LTCF-Net: A Transformer-Enhanced Dual-Channel Fourier Framework for Low-Light Image Restoration
This addresses low-light image quality for applications like photography or surveillance, but it appears incremental as it builds on existing color space and Transformer methods.
The paper tackles low-light image restoration by introducing LTCF-Net, which uses dual color spaces, a Transformer, and a Fourier module to enhance images, achieving state-of-the-art performance on multiple metrics and datasets.

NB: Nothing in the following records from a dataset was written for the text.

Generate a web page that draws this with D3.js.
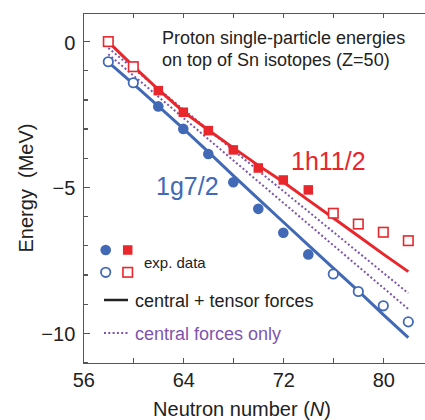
<!DOCTYPE html>
<html>
<head>
<meta charset="utf-8" />
<title>Proton single-particle energies in Sn isotopes</title>
<script src="https://d3js.org/d3.v7.min.js"></script>
<style>
    body {
        margin: 0;
        background: #ffffff;
    }
    svg {
        display: block;
        font-family: "Liberation Sans", Arial, Helvetica, sans-serif;
    }
    .axis path,
    .axis line {
        fill: none;
        stroke: #555;
        stroke-width: 1.2px;
        shape-rendering: crispEdges;
    }
    .axis text {
        font-size: 20px;
        fill: #222;
    }
</style>
</head>
<body>
<svg id="chart" width="425" height="420"></svg>
<script>
    // neutron numbers of the isotopes
    var neutronN = [58, 60, 62, 64, 66, 68, 70, 72, 74, 76, 78, 80, 82];
    // experimental points drawn filled (others are open)
    var filledN = [62, 64, 66, 68, 70, 72, 74];

    // experimental energies (MeV)
    var h11Exp = [-0.02, -0.88, -1.70, -2.44, -3.07, -3.73, -4.35, -4.76, -5.10, -5.90, -6.27, -6.55, -6.84];
    var g7Exp = [-0.71, -1.43, -2.24, -3.01, -3.87, -4.84, -5.75, -6.57, -7.31, -7.98, -8.58, -9.07, -9.62];

    // central + tensor calculation (MeV)
    var h11Calc = [-0.03, -0.86, -1.66, -2.42, -3.05, -3.66, -4.26, -4.83, -5.45, -6.06, -6.68, -7.30, -7.90];
    var g7Calc = [-0.72, -1.47, -2.23, -3.00, -3.80, -4.61, -5.41, -6.20, -6.99, -7.78, -8.56, -9.37, -10.16];

    // central forces only (MeV)
    var centralN = [58, 82];
    var h11Central = [-0.24, -8.64];
    var g7Central = [-0.45, -9.18];

    // ticks
    var xTicks = [56, 60, 64, 68, 72, 76, 80, 84];
    var xLabelTicks = [56, 64, 72, 80];
    var yMinorTicks = [0, -1, -2, -3, -4, -5, -6, -7, -8, -9, -10, -11];
    var yMajorTicks = [0, -5, -10];

    var red = "#e8262b",
        blue = "#4169b6",
        purple = "#7d55ad";

    var svg = d3.select("#chart");

    var x = d3.scaleLinear().domain([56, 84]).range([83.3, 433.3]);
    var y = d3.scaleLinear().domain([-11.03, 0.96]).range([363, 13]);

    // axes (ticks point inwards)
    svg.append("g")
        .attr("class", "axis")
        .attr("transform", "translate(0,363)")
        .call(d3.axisBottom(x).tickValues(xTicks).tickSize(-5).tickPadding(10)
            .tickFormat(function(d) {
                return xLabelTicks.indexOf(d) >= 0 ? d : "";
            }));

    svg.append("g")
        .attr("class", "axis")
        .attr("transform", "translate(0,13)")
        .call(d3.axisTop(x).tickValues(xTicks).tickSize(-5).tickFormat(""));

    svg.append("g")
        .attr("class", "axis")
        .attr("transform", "translate(83.3,0)")
        .call(d3.axisLeft(y).tickValues(yMinorTicks).tickSize(-5).tickFormat(""));

    var yMajor = svg.append("g")
        .attr("class", "axis")
        .attr("transform", "translate(83.3,0)")
        .call(d3.axisLeft(y).tickValues(yMajorTicks).tickSize(-7).tickPadding(8)
            .tickFormat(d3.format("d")));
    yMajor.selectAll("text").attr("dy", "0.4em");

    // axis titles
    svg.append("text")
        .attr("transform", "translate(33,188) rotate(-90)")
        .attr("text-anchor", "middle")
        .attr("font-size", "20px")
        .attr("fill", "#222")
        .attr("xml:space", "preserve")
        .text("Energy  (MeV)");

    var xTitle = svg.append("text")
        .attr("x", 242)
        .attr("y", 416)
        .attr("text-anchor", "middle")
        .attr("font-size", "20px")
        .attr("fill", "#222");
    xTitle.append("tspan").text("Neutron number (");
    xTitle.append("tspan").attr("font-style", "italic").text("N");
    xTitle.append("tspan").text(")");

    // lines
    var line = d3.line()
        .x(function(d) { return x(d[0]); })
        .y(function(d) { return y(d[1]); });

    function pairs(ns, es) {
        return ns.map(function(n, i) { return [n, es[i]]; });
    }

    [h11Central, g7Central].forEach(function(es) {
        svg.append("path")
            .attr("d", line(pairs(centralN, es)))
            .attr("fill", "none")
            .attr("stroke", purple)
            .attr("stroke-width", 2)
            .attr("stroke-dasharray", "2,2.3");
    });

    svg.append("path")
        .attr("d", line(pairs(neutronN, h11Calc)))
        .attr("fill", "none")
        .attr("stroke", red)
        .attr("stroke-width", 3);

    svg.append("path")
        .attr("d", line(pairs(neutronN, g7Calc)))
        .attr("fill", "none")
        .attr("stroke", blue)
        .attr("stroke-width", 3);

    // experimental points
    var sq = 9.5;
    svg.selectAll(".h11")
        .data(pairs(neutronN, h11Exp))
        .enter().append("rect")
        .attr("class", "h11")
        .attr("x", function(d) { return x(d[0]) - sq / 2; })
        .attr("y", function(d) { return y(d[1]) - sq / 2; })
        .attr("width", sq)
        .attr("height", sq)
        .attr("fill", function(d) { return filledN.indexOf(d[0]) >= 0 ? red : "#fff"; })
        .attr("stroke", red)
        .attr("stroke-width", function(d) { return filledN.indexOf(d[0]) >= 0 ? 0 : 1.6; });

    svg.selectAll(".g7")
        .data(pairs(neutronN, g7Exp))
        .enter().append("circle")
        .attr("class", "g7")
        .attr("cx", function(d) { return x(d[0]); })
        .attr("cy", function(d) { return y(d[1]); })
        .attr("r", function(d) { return filledN.indexOf(d[0]) >= 0 ? 5.3 : 4.7; })
        .attr("fill", function(d) { return filledN.indexOf(d[0]) >= 0 ? blue : "#fff"; })
        .attr("stroke", blue)
        .attr("stroke-width", function(d) { return filledN.indexOf(d[0]) >= 0 ? 0 : 1.8; });

    // labels
    svg.append("text")
        .attr("x", 162).attr("y", 43.5)
        .attr("font-size", "18px").attr("fill", "#222")
        .text("Proton single-particle energies");
    svg.append("text")
        .attr("x", 162).attr("y", 65.5)
        .attr("font-size", "18px").attr("fill", "#222")
        .text("on top of Sn isotopes (Z=50)");

    svg.append("text")
        .attr("x", 291).attr("y", 170)
        .attr("font-size", "25px").attr("fill", red)
        .text("1h11/2");
    svg.append("text")
        .attr("x", 156).attr("y", 195)
        .attr("font-size", "25px").attr("fill", blue)
        .text("1g7/2");

    // legend
    var legend = svg.append("g").attr("class", "legend");
    legend.append("circle").attr("cx", 105.7).attr("cy", 250).attr("r", 5.3).attr("fill", blue);
    legend.append("rect").attr("x", 127.7 - sq / 2).attr("y", 250 - sq / 2)
        .attr("width", sq).attr("height", sq).attr("fill", red);
    legend.append("circle").attr("cx", 105.7).attr("cy", 272.3).attr("r", 4.7)
        .attr("fill", "#fff").attr("stroke", blue).attr("stroke-width", 1.8);
    legend.append("rect").attr("x", 127.7 - sq / 2).attr("y", 272.3 - sq / 2)
        .attr("width", sq).attr("height", sq).attr("fill", "#fff")
        .attr("stroke", red).attr("stroke-width", 1.6);
    legend.append("text").attr("x", 144).attr("y", 268)
        .attr("font-size", "15px").attr("fill", "#222").text("exp. data");

    legend.append("line").attr("x1", 104).attr("x2", 128).attr("y1", 300).attr("y2", 300)
        .attr("stroke", "#222").attr("stroke-width", 2.5);
    legend.append("text").attr("x", 135).attr("y", 306.5)
        .attr("font-size", "18px").attr("fill", "#222").text("central + tensor forces");

    legend.append("line").attr("x1", 104).attr("x2", 128).attr("y1", 333).attr("y2", 333)
        .attr("stroke", purple).attr("stroke-width", 2).attr("stroke-dasharray", "2,2.3");
    legend.append("text").attr("x", 135).attr("y", 339.5)
        .attr("font-size", "18px").attr("fill", purple).text("central forces only");
</script>
</body>
</html>
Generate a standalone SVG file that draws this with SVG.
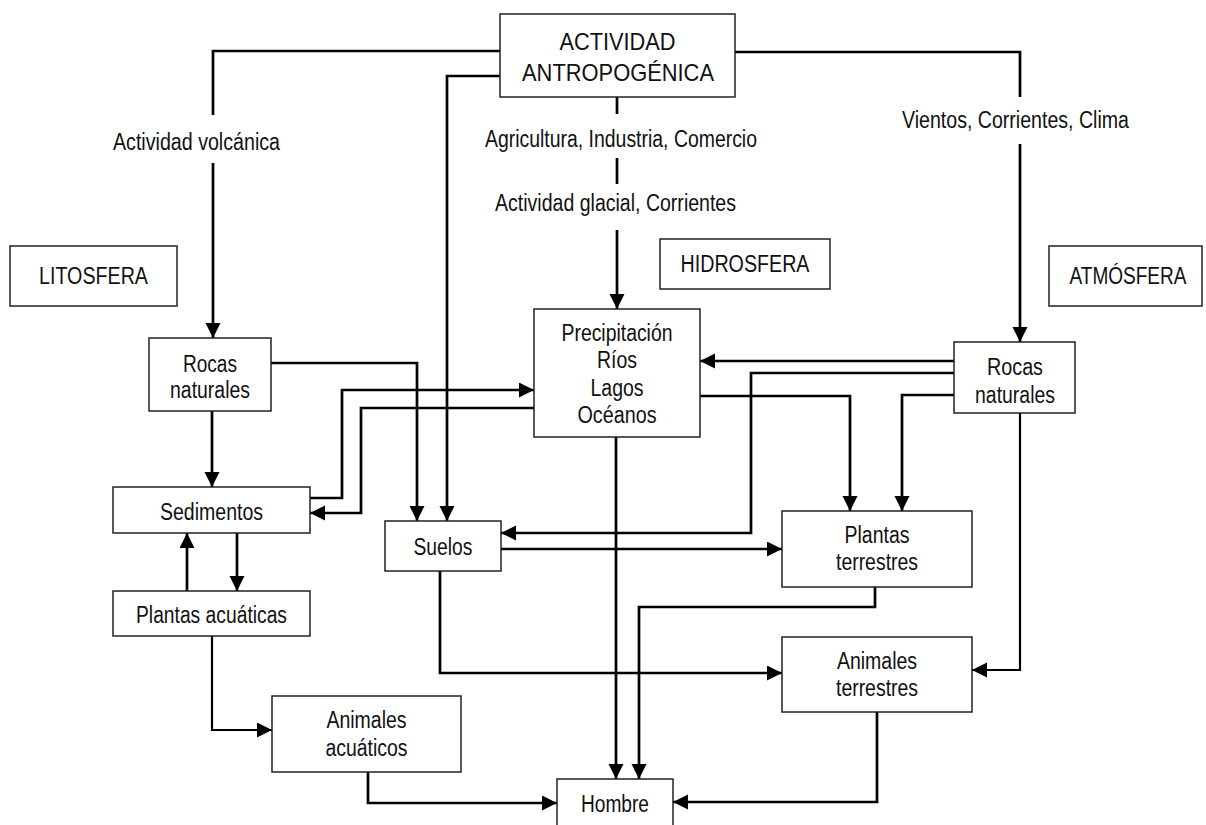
<svg xmlns="http://www.w3.org/2000/svg" width="1206" height="825" viewBox="0 0 1206 825">
<defs>
<style>
.box{fill:#fff;stroke:#222;stroke-width:1.5}
.t{font-family:"Liberation Sans",Arial,sans-serif;font-size:23.5px;fill:#111;text-anchor:middle}
.l{font-family:"Liberation Sans",Arial,sans-serif;font-size:23.5px;fill:#111}
.c{fill:none;stroke:#000;stroke-width:2.7;stroke-linejoin:miter}
.a{marker-end:url(#arr)}
</style>
<marker id="arr" markerUnits="userSpaceOnUse" markerWidth="16" markerHeight="16" refX="15" refY="7.5" orient="auto">
<path d="M0,0 L15,7.5 L0,15 z" fill="#000"/>
</marker>
</defs>
<rect width="1206" height="825" fill="#fff"/>
<g id="connectors">
<path class="c" d="M500,51 H213 V115"/>
<path class="c a" d="M213,163 V338"/>
<path class="c a" d="M500,76 H447 V521"/>
<path class="c" d="M617,97 V114"/>
<path class="c" d="M617,158 V184"/>
<path class="c a" d="M617,230 V309"/>
<path class="c" d="M735,52 H1020 V97"/>
<path class="c a" d="M1020,144 V342"/>
<path class="c a" d="M212,411 V487"/>
<path class="c a" d="M271,363 H417 V521"/>
<path class="c a" d="M310,498 H342 V390 H534"/>
<path class="c a" d="M534,408 H361 V513 H310"/>
<path class="c a" d="M237,533 V591"/>
<path class="c a" d="M187,591 V533"/>
<path class="c a" style="stroke-width:2.2" d="M212,636 V730 H272"/>
<path class="c a" d="M368,772 V803 H557"/>
<path class="c a" d="M501,549 H782"/>
<path class="c a" d="M440,571 V673 H782"/>
<path class="c a" d="M616,437 V779"/>
<path class="c a" d="M875,587 V607 H639 V779"/>
<path class="c a" d="M877,712 V802 H673"/>
<path class="c a" d="M954,361 H700"/>
<path class="c a" d="M954,373 H751 V533 H501"/>
<path class="c a" d="M954,395 H902 V511"/>
<path class="c a" d="M700,396 H850 V511"/>
<path class="c a" style="stroke-width:2.2" d="M1020,413 V670 H972"/>
</g>
<g id="n-actividad">
<rect class="box" x="500" y="14" width="235" height="83"/>
<text class="t" x="617.5" y="50" textLength="116" lengthAdjust="spacingAndGlyphs" style="font-size:24.5px">ACTIVIDAD</text>
<text class="t" x="618" y="81" textLength="192" lengthAdjust="spacingAndGlyphs" style="font-size:24.5px">ANTROPOGÉNICA</text>
</g>
<g id="labels">
<text class="l" x="113" y="150" textLength="167" lengthAdjust="spacingAndGlyphs">Actividad volcánica</text>
<text class="l" x="485" y="147" textLength="272" lengthAdjust="spacingAndGlyphs">Agricultura, Industria, Comercio</text>
<text class="l" x="495" y="211" textLength="241" lengthAdjust="spacingAndGlyphs">Actividad glacial, Corrientes</text>
<text class="l" x="902" y="128" textLength="227" lengthAdjust="spacingAndGlyphs">Vientos, Corrientes, Clima</text>
</g>
<g id="n-litosfera">
<rect class="box" x="10" y="246" width="167" height="60"/>
<text class="t" x="93.5" y="284" textLength="109" lengthAdjust="spacingAndGlyphs">LITOSFERA</text>
</g>
<g id="n-hidrosfera">
<rect class="box" x="660" y="239" width="170" height="50"/>
<text class="t" x="745" y="272" textLength="129" lengthAdjust="spacingAndGlyphs">HIDROSFERA</text>
</g>
<g id="n-atmosfera">
<rect class="box" x="1049" y="246" width="153" height="60"/>
<text class="t" transform="translate(1128,284) scale(0.81,1)" x="0" y="0">ATMÓSFERA</text>
</g>
<g id="n-rocas-l">
<rect class="box" x="149" y="338" width="122" height="73"/>
<text class="t" x="210" y="372" textLength="54" lengthAdjust="spacingAndGlyphs">Rocas</text>
<text class="t" x="210" y="398" textLength="80" lengthAdjust="spacingAndGlyphs">naturales</text>
</g>
<g id="n-precip">
<rect class="box" x="534" y="309" width="166" height="128"/>
<text class="t" x="617" y="341" textLength="111" lengthAdjust="spacingAndGlyphs">Precipitación</text>
<text class="t" x="617" y="368" textLength="40" lengthAdjust="spacingAndGlyphs">Ríos</text>
<text class="t" x="617" y="396" textLength="53" lengthAdjust="spacingAndGlyphs">Lagos</text>
<text class="t" x="617" y="423" textLength="79" lengthAdjust="spacingAndGlyphs">Océanos</text>
</g>
<g id="n-rocas-r">
<rect class="box" x="954" y="342" width="121" height="71"/>
<text class="t" x="1015" y="375" textLength="56" lengthAdjust="spacingAndGlyphs">Rocas</text>
<text class="t" x="1015" y="403" textLength="80" lengthAdjust="spacingAndGlyphs">naturales</text>
</g>
<g id="n-sedimentos">
<rect class="box" x="113" y="487" width="197" height="46"/>
<text class="t" x="211.5" y="520" textLength="103" lengthAdjust="spacingAndGlyphs">Sedimentos</text>
</g>
<g id="n-suelos">
<rect class="box" x="385" y="521" width="116" height="50"/>
<text class="t" x="443" y="555" textLength="59" lengthAdjust="spacingAndGlyphs">Suelos</text>
</g>
<g id="n-plantas-t">
<rect class="box" x="782" y="511" width="190" height="76"/>
<text class="t" x="877" y="543" textLength="65" lengthAdjust="spacingAndGlyphs">Plantas</text>
<text class="t" x="877" y="570" textLength="82" lengthAdjust="spacingAndGlyphs">terrestres</text>
</g>
<g id="n-plantas-a">
<rect class="box" x="113" y="591" width="197" height="45"/>
<text class="t" x="211.5" y="623" textLength="151" lengthAdjust="spacingAndGlyphs">Plantas acuáticas</text>
</g>
<g id="n-animales-t">
<rect class="box" x="782" y="637" width="190" height="75"/>
<text class="t" x="877" y="669" textLength="80" lengthAdjust="spacingAndGlyphs">Animales</text>
<text class="t" x="877" y="696" textLength="82" lengthAdjust="spacingAndGlyphs">terrestres</text>
</g>
<g id="n-animales-a">
<rect class="box" x="272" y="696" width="189" height="76"/>
<text class="t" x="366.5" y="728" textLength="80" lengthAdjust="spacingAndGlyphs">Animales</text>
<text class="t" x="366.5" y="756" textLength="82" lengthAdjust="spacingAndGlyphs">acuáticos</text>
</g>
<g id="n-hombre">
<rect class="box" x="557" y="779" width="116" height="60"/>
<text class="t" x="615" y="812" textLength="68" lengthAdjust="spacingAndGlyphs">Hombre</text>
</g>
</svg>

We introduce LTCF-Net, a novel network architecture designed for enhancing low-light images. Unlike Retinex-based methods, our approach utilizes two color spaces - LAB and YUV - to efficiently separate and process color information, by leveraging the separation of luminance from chromatic components in color images. In addition, our model incorporates the Transformer architecture to comprehensively understand image content while maintaining computational efficiency. To dynamically balance the brightness in output images, we also introduce a Fourier transform module that adjusts the luminance channel in the frequency domain. This mechanism could uniformly balance brightness across different regions while eliminating background noises, and thereby enhancing visual quality. By combining these innovative components, LTCF-Net effectively improves low-light image quality while keeping the model lightweight. Experimental results demonstrate that our method outperforms current state-of-the-art approaches across multiple evaluation metrics and datasets, achieving more natural color restoration and a balanced brightness distribution.